Denis Lavant répondait à la profondeur et l'éclectisme de tous ses personnages. Ici, le cinéaste le plus pétri de haine est juste dans son interprétation mais peine à effacer ses mimiques. On voit l'acteur se cacher derrière un grimage plus ou moins efficace. Il enfile un piètre déguisement pour commencer, un premier costume qui ne trompe personne. Il est ridicule lorsqu'il essaie de se mettre dans la peau du fleuriste. Aucune ressemblance, une drôle d'allure et une répétition loufoque. Cet entraînement au mimétisme lui donne l'air d'un guignol. C'est bien plus troublant quand il se met dans la peau du violoniste.
Pas certain que ce soit pleinement intentionnel, mais le film est drôle par moments. On s'amuse bien de l'absurde du récit. Mathieu Kassovitz est bon dans le saugrenu. Ce Sébastien Nicolas se fait complètement dépasser par sa quête de personnalité et d'importance. Dérouté par la tournure que prennent les événements, il est drôlement paumé. La part de drôlerie du film fonctionne très bien. Un illustre inconnu est peut-être plus drôle que prévu car le fond du propos est ambitieux.
Le besoin de reconnaissance, de notoriété ou d'aventure humaine; ce sujet est intéressant. L'idée est de montrer le désespoir et la tristesse d'un oublié. La première erreur est peut-être le choix d'en faire un thriller moins psychologique que jouant avec le suspens. Le mélange entre dérision et sérieux ne fonctionne pas franchement. Pas sûr que le ton grave du propos eut été indispensable. En fin de compte le sujet n'est pas vraiment traité en profondeur. On reste en marge de cette histoire atypique. Pas vraiment d'empathie pour le personnage de Sébastien Nicolas. Son soit disant manque de personnalité n'excuse pas une absence de ressenti. Au contraire le personnage est accablé de frustrations. Mais le regard reste trop extérieur. L'intrigue est à la fois pas assez approfondie et trop imagée. Elle part surtout dans des divagations qui coupent de toute réalité et donc d'identification au(x) protagoniste(s). Quand l'histoire se retrouve pendue à un drame, les choix qui sont faits ne sont pas ceux escomptés. Néanmoins la construction du récit est maîtrisée.
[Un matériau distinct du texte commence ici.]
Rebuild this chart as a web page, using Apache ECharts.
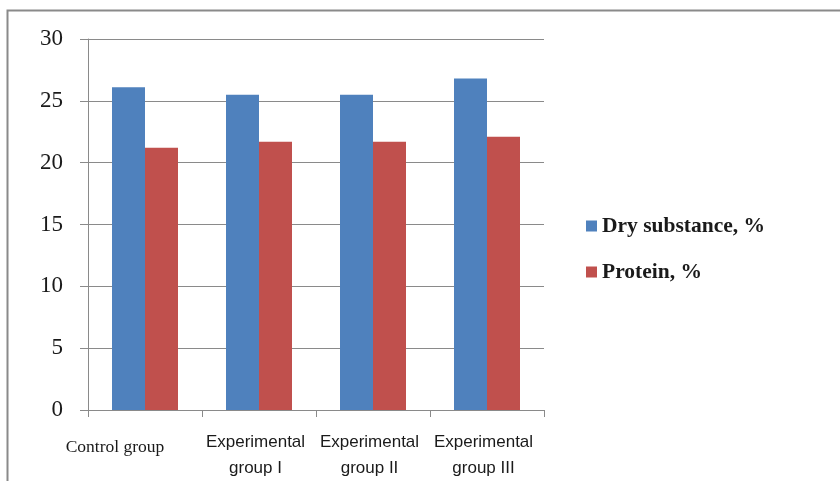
<!DOCTYPE html>
<html><head><meta charset="utf-8">
<script src="https://cdn.jsdelivr.net/npm/echarts@6/dist/echarts.min.js"></script>
<style>html,body{margin:0;padding:0;background:#fff}#c{width:840px;height:481px}</style>
</head><body><div id="c"></div>
<script>
var categories = ['Control group', 'Experimental\ngroup I', 'Experimental\ngroup II', 'Experimental\ngroup III'];
var drySubstance = [26.1, 25.5, 25.5, 26.8];
var protein = [21.2, 21.7, 21.7, 22.1];
var seriesNames = ['Dry substance, %', 'Protein, %'];

var chart = echarts.init(document.getElementById('c'));
var catData = categories.map(function (c, i) {
  if (i === 0) {
    return { value: c, textStyle: { fontFamily: 'Liberation Serif', fontSize: 17.5, padding: [5, 60, 0, 0] } };
  }
  return { value: c, textStyle: { padding: [0, 7, 0, 0] } };
});
chart.setOption({
  animation: false,
  graphic: [
    { type: 'polyline', shape: { points: [[7.5, 481], [7.5, 10.5], [840, 10.5]] }, style: { stroke: '#8a8a8a', lineWidth: 2, fill: null } }
  ],
  grid: { left: 88, top: 39, width: 456, height: 372 },
  legend: {
    orient: 'vertical', left: 581, top: 210, itemWidth: 11, itemHeight: 11, itemGap: 24, icon: 'rect',
    textStyle: { fontFamily: 'Liberation Serif', fontWeight: 'bold', fontSize: 21.5, color: '#1a1a1a' },
    data: seriesNames
  },
  xAxis: {
    type: 'category', data: catData,
    axisLine: { lineStyle: { color: '#8a8a8a' } },
    axisTick: { show: true, length: 7, interval: 0, lineStyle: { color: '#8a8a8a' } },
    axisLabel: { interval: 0, margin: 19, fontFamily: 'Liberation Sans', fontSize: 17, lineHeight: 26, color: '#1a1a1a' }
  },
  yAxis: {
    type: 'value', min: 0, max: 30, interval: 5,
    axisLine: { show: true, lineStyle: { color: '#8a8a8a' } },
    axisTick: { show: true, length: 8, lineStyle: { color: '#8a8a8a' } },
    splitLine: { lineStyle: { color: '#8a8a8a' } },
    axisLabel: { margin: 25, fontFamily: 'Liberation Serif', fontSize: 23, color: '#1a1a1a' }
  },
  series: [
    { name: seriesNames[0], type: 'bar', data: drySubstance, barWidth: 33, barGap: '0%', itemStyle: { color: '#4F81BD' } },
    { name: seriesNames[1], type: 'bar', data: protein, barWidth: 33, itemStyle: { color: '#C0504D' } }
  ]
});
</script></body></html>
Grosse qualité de mise en scène, sur le montage sonore en particuliers. Craquements, bruitages, volume et musique créent une ambiance assez saisissante et fidèle. Un illustre inconnu commence de manière explosive. Ce qui introduit l'histoire de manière assez intelligente. Un jeu temporel qui n'était pas indispensable mais qui relance très bien le film à sa moitié.
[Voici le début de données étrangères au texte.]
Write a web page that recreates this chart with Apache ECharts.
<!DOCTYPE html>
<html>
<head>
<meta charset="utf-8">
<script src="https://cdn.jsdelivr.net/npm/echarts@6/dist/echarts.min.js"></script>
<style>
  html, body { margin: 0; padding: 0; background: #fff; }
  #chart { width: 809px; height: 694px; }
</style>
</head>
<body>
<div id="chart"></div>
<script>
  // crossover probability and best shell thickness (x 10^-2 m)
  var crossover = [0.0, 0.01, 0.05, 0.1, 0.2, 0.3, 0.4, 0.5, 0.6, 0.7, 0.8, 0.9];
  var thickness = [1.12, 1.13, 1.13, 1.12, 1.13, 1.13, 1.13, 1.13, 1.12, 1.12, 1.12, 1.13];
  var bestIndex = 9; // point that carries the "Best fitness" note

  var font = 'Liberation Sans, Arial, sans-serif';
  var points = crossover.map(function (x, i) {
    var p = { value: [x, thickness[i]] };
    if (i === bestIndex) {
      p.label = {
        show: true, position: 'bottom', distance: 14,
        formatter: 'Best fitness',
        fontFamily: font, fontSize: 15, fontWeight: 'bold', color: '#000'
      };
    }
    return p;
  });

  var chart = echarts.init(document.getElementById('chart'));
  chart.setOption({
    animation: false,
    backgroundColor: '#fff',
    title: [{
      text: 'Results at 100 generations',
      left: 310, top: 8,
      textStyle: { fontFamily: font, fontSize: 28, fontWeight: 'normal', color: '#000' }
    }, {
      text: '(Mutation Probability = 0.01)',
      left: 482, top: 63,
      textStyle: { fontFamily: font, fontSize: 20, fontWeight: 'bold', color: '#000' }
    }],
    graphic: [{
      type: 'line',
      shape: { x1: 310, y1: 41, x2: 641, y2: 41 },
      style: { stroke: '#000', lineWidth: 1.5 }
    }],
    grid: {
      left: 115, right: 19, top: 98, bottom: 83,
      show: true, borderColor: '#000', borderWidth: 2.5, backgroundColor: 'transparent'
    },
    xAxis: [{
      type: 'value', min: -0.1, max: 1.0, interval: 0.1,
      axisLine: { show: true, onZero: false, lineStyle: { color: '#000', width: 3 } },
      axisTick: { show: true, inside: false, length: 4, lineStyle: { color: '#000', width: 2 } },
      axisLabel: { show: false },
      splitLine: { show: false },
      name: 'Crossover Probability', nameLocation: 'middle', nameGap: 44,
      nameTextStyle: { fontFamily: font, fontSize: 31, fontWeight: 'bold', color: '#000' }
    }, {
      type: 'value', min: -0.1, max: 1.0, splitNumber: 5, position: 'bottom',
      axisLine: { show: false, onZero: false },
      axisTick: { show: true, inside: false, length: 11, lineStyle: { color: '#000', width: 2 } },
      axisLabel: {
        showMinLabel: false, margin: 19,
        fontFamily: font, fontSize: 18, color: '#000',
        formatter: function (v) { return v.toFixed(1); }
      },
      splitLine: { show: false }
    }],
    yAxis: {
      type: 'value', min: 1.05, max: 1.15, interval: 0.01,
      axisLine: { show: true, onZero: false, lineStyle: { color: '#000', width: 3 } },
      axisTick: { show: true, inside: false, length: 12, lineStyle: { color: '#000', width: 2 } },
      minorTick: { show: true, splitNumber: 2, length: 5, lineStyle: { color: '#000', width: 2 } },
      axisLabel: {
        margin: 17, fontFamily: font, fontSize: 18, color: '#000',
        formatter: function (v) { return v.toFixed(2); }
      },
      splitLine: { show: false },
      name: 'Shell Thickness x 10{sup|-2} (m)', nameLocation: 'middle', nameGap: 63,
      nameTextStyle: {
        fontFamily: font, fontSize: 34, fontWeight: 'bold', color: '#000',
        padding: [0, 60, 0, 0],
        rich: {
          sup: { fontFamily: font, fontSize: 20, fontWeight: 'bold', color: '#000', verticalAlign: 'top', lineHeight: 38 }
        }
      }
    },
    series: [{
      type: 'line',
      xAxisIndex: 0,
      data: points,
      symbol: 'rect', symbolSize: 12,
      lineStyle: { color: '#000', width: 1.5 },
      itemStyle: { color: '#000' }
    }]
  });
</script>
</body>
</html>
Après un triomphe comique avec Le Prénom, Mathieu Delaporte signe une œuvre intéressante mais ambivalente. Entre thriller trop poussé et farce poule mouillée, le film ne trouve pas sa voix. Quoique la part de burlesque est probante. La performance de Mathieu Kassovitz s'inscrit dans cette ambiguïté, il est drôle mais pas touchant.
Marie-Josée Croze est encore remarquable.
Le film aurait put être intimiste ou complètement absurde, mais se perd dans toute sa forme polar bizarroïde.